Arguably nothing else attracted as much discussion, argument, division and - for some - cause for celebration as his tinkering with the PTAB; and it was the POP that turned out to be the prime vehicle for change.

Through a series of precedential board decisions, including General Plastics, NHK and Fintiv, Iancu tackled head on many of the gripes rights owners had long harboured around issues like the filing of multiple and serial petitions, and the institutions of IPRs where there was a parallel district court proceeding. Those reforms - which Iancu attempted to codify towards the end of his tenure - have clearly had an impact.

After stubbornly hovering around the mid-60s for several years, the IPR institution rate had dropped close to 50% by late last year. That has been fuelled in part by a marked increase in the number of discretionary denials, forcing petitioners and their lawyers to revise their IPR strategies.

But the changes also attracted the considerable ire of Silicon Valley, most notably when a quartet comprising Apple, Cisco, Google and Intel joined forces to file a lawsuit against the USPTO head. They claimed that the new institution regime under NHK-Fintiv concerning IPRs and parallel district court litigation was unlawful.

For Silicon Valley’s powerful patent-owning constituency, which had largely held its tongue over Iancu’s “new day”, the case was a sign that the gloves were well and truly off.

To what extent these PTAB reforms remain in force will be one of the big questions confronting Iancu’s permanent successor. Senator Tillis has already indicated that any nominee for Director who fails to support the changes will not get his vote.
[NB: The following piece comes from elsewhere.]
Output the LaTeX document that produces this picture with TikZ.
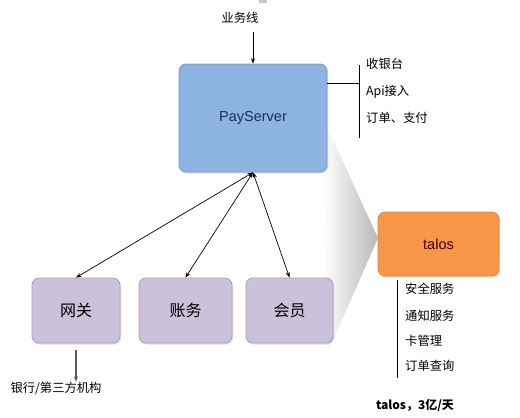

That may not scupper the candidacy of an eventual nominee but it underlines the extent to which the former USPTO head has changed the conversation around the PTAB, almost overwhelmingly in favour of rights owners. Some may argue that more needs to be done, but the last three years has seen a shift in the IPR dynamic that can’t be underestimated.  

Cheerleader-in-chief

If PTAB reform has split opinion, Iancu’s cheerleading of the IP system and its role in the innovation economy has been less divisive.

“I think it is incumbent on us as leaders of the IP system to advocate for the IP system and to advocate for innovation,” Iancu told IAM in his first media interview soon after coming into office.

To an outsider it would sound obvious, but for a US patent market that had suffered the slings and arrows of uncertainty over 101, the looming threat of IPRs and was feeling China’s growing technological threat, it was the kind of pep talk that many clearly needed.

Almost as soon as he took over, Iancu began crisscrossing the US and the world, advocating for the patent system, urging others to marvel at the wonders of innovation and encouraging a broader cross section of the population to join the invention community.

“If we are to stay competitive and maintain our technological edge we must have all hands on deck,” he told the IPO’s annual meeting in 2019. “We must inspire everyone across demographics, geographies and economic conditions to grow up to be inventors and entrepreneurs.”

He also tackled the patent troll trope that had come to define the market in many people’s minds. In an October 2018 speech, delivered under the dome of the Dallas Cowboys’ stadium, Iancu insisted that an obsession over trolls and bad patents had led stakeholders and policymakers to go too far in tinkering with the patent system. “This must now end and we must restore balance,” he declared.

To some observers, the great shame will be that Andrei Iancu could only stick around for three years. For others, perhaps concentrated in the 50 miles between San Francisco and San Jose, it might be a case of good riddance.

If you were to level one criticism at Iancu it’s that he might have come down too much on the side of strong patent rights and didn’t strike a more middle ground approach in the manner of a David Kappos. However, one of the challenges for the US system, in contrast with, say, the European Patent Office, is that most directors are only in place for a handful of years.

While Iancu, like his predecessors, held significant power to shape IP policy, much of what he did could also be undone by a Biden appointee who is more closely aligned with Silicon Valley.